SANTÉ : Vaccin contre le Sida: Moderna lance des essais cliniques avec un vaccin à ARN messager
Les essais cliniques de la première phase d’un vaccin contre le Sida débuteront ce jeudi 19 août. Deux autres phases seront ensuite nécessaires avant la mise sur le marché du vaccin.

Bientôt un vaccin contre le Sida ? Le laboratoire Moderna a annoncé débuter ce jeudi 19 août une phase 1 d’essais cliniques pour un vaccin contre le VIH, le virus respoinsable du Sida. L’entreprise américaine de biotechnologie utilisera la technologie de l’ARN messager, présente dans son vaccin contre le Covid-19.
56 adultes en bonne santé, âgés de 18 à 50 ans participeront à ces essais, informe le site ClinicalTrials, repris par Le Parisien. Deux formules devraient leur être injectées, selon la fiche de l’essai : le Core-g28v2 60mer mRNA et le eOD-GT8 60mer mRNA.
Le but de cette première phase consistera à vérifier que les vaccins ne provoquent pas d’effets secondaires dangereux, tout en s’assurant qu’ils enclenchent une réponse immunitaire efficace avec la production d’anticorps protecteurs durables, informe le quotidien parisien. Cette phase devrait prendre fin le 1er avril 2023. Deux autres phases seront ensuite nécessaires avant la mise sur le marché du vaccin.

“De 2010 à 2015, un total de 526,6 milliards de dollars a été dépensé au niveau mondial pour soigner, traiter ou prévenir le VIH, ce qui représente un fardeau financier significatif” informe Moderna. Actuellement, aucun vaccin approuvé ou traitement curatif efficace n’existe contre le VIH, qui touche plus de 38 millions de personnes dans le monde. Depuis sa découverte en 1983, ce dernier a muté plusieurs fois. L’ARN messager, efficace contre les virus variants, pourrait donc être efficace contre le VIH, selon Moderna.

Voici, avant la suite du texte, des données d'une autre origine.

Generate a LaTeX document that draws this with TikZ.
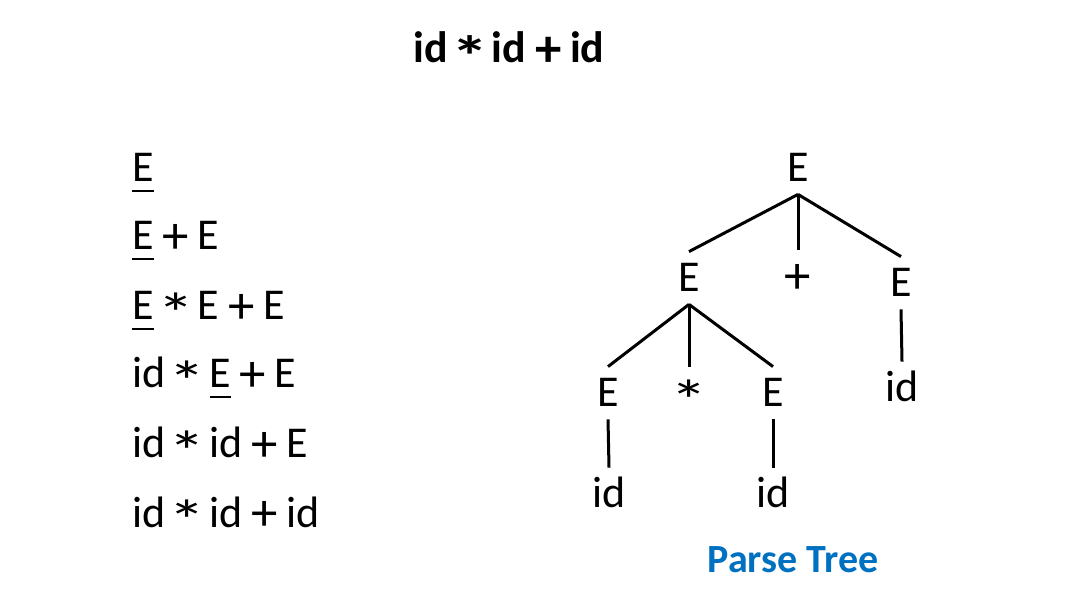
\documentclass[tikz,border=0pt]{standalone}
\usepackage{fontspec}
\setmainfont{Carlito}
\definecolor{treeblue}{HTML}{0070C0}
\newcommand\uline[1]{\setbox0\hbox{#1}\rlap{\rule[-5pt]{\wd0}{1pt}}\box0\relax}
\newcommand\stx{\setbox2\hbox{*}\makebox[\wd2]{\raisebox{\dimexpr0.62em-1.3\ht2\relax}{\scalebox{1.7}[1.3]{*}}}}
\newcommand\pls{\setbox2\hbox{+}\makebox[\wd2]{\raisebox{-0.07em}{\scalebox{1.2}{+}}}}
\newcommand\bigtext{\fontsize{22}{26}\selectfont\spaceskip=0.25em\relax}
\tikzset{
  word/.style={anchor=base,inner sep=6pt,text height=14pt,text depth=0pt,font=\bigtext},
  edge/.style={line width=1.5pt}
}
\begin{document}
\begin{tikzpicture}[x=0.5pt,y=-0.5pt]
\useasboundingbox (0,0) rectangle (1085,613);
\node[anchor=base,font=\bigtext\bfseries] (title) at (509,63) {id \stx{} id \pls{} id};
% derivation
\foreach \i/\y/\t in {1/182/{\uline{E}},2/250/{\uline{E} \pls{} E},3/320/{\uline{E} \stx{} E \pls{} E},
  4/388/{id \stx{} \uline{E} \pls{} E},5/458/{id \stx{} id \pls{} E},6/527/{id \stx{} id \pls{} id}}
  \node[anchor=base west,inner sep=0pt,font=\bigtext] (d\i) at (132,\y) {\t};
% parse tree
\node[word] (root) at (798,182) {E};
\node[word] (l) at (689,292) {E};
\node[word] (plus) at (798,290) {\pls};
\node[word] (r) at (901,297) {E};
\node[word] (ll) at (608,407) {E};
\node[word] (star) at (689,407) {\stx};
\node[word] (lr) at (773,407) {E};
\node[word] (rid) at (902,402) {id};
\node[word] (llid) at (609,508) {id};
\node[word] (lrid) at (773,508) {id};
\foreach \a/\b in {root/l,root/plus,root/r,l/ll,l/star,l/lr,r/rid,ll/llid,lr/lrid}
  \draw[edge] (\a.south) -- (\b.north);
\node[anchor=base,font=\fontsize{20}{24}\selectfont\bfseries,text=treeblue] (cap) at (793,572) {Parse Tree};
\end{tikzpicture}
\end{document}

► Quel est le rôle de l’ARNm dans ce vaccin ?
En s’appuyant sur le savoir-faire de Moderna, cette nanoparticule a été « transformée » en ARN messager (ARNm). Au lieu d’amener les protéines toutes faites, c’est leur code génétique qui sera injecté, sans entrer dans le noyau de nos cellules. Charge ensuite à ces dernières de fabriquer les protéines d’enveloppe du VIH, des antigènes qui provoqueront la réaction immunitaire. C’est le même système qui est utilisé dans les vaccins anti-Covid de Moderna et Pfizer, où l’on injecte le code du spicule du coronavirus.
«Cette technique permet d’aller nettement plus vite que de synthétiser les protéines en laboratoire », explique Jean-Christophe Paillart, de l’institut de biologie moléculaire et cellulaire (CNRS/Université de Strasbourg). Surtout, elle suscite une meilleure réaction immunitaire. «Notre organisme va produire une plus grande quantité d’antigènes, et ces antigènes seront de meilleure qualité que des protéines injectées, avance Christine Rouzioux, virologue. L’essai de Moderna va utiliser des protéines de deux parties différentes du VIH. C’est une nouveauté par rapport aux précédents vaccins anti-VIH et c’est très malin : on présente un deuxième signe distinctif du virus pour aider le système immunitaire à réagir.»
► Un vaccin contre le sida est donc pour bientôt ?
Non. Plusieurs vaccins contre le VIH ont déjà été jusqu’en phase 3 d’essais cliniques, sur de larges populations, sans succès. Le responsable de l’essai à l’institut Scripps reconnaît lui-même qu’il faut encore au moins une dizaine d’années de travaux. Car le produit développé avec Moderna fonctionne en plusieurs étapes, et chacune doit réussir pour aboutir, en bout de chaîne, à une protection.
Tout d’abord, l’ARNm injecté entraîne la fabrication de protéines du VIH (pas du virus lui-même). «Ces protéines vont être produites dans un type particulier de lymphocytes B. Ces derniers, stimulés, vont à leur tour produire de rares anticorps neutralisants à large spectre, retrace Jean-Christophe Paillart. Enfin, ces anticorps seront, eux, en capacité de lutter contre une infection au VIH. »
«Les anticorps neutralisants à large spectre ont été mis en évidence il y a une dizaine d’années chez moins de 1 % des personnes infectées par le VIH, détaille Jean-Daniel Lelièvre, chef du service maladies infectieuses à l’hôpital Henri-Mondor de Créteil. Ils apparaissent très tardivement et, à l’échelle individuelle, ils ne suffisent plus à lutter contre l’infection installée. Mais en laboratoire, ils empêchent une primo-infection pour 95 % des souches du VIH.» Un succès à transposer dans le monde réel.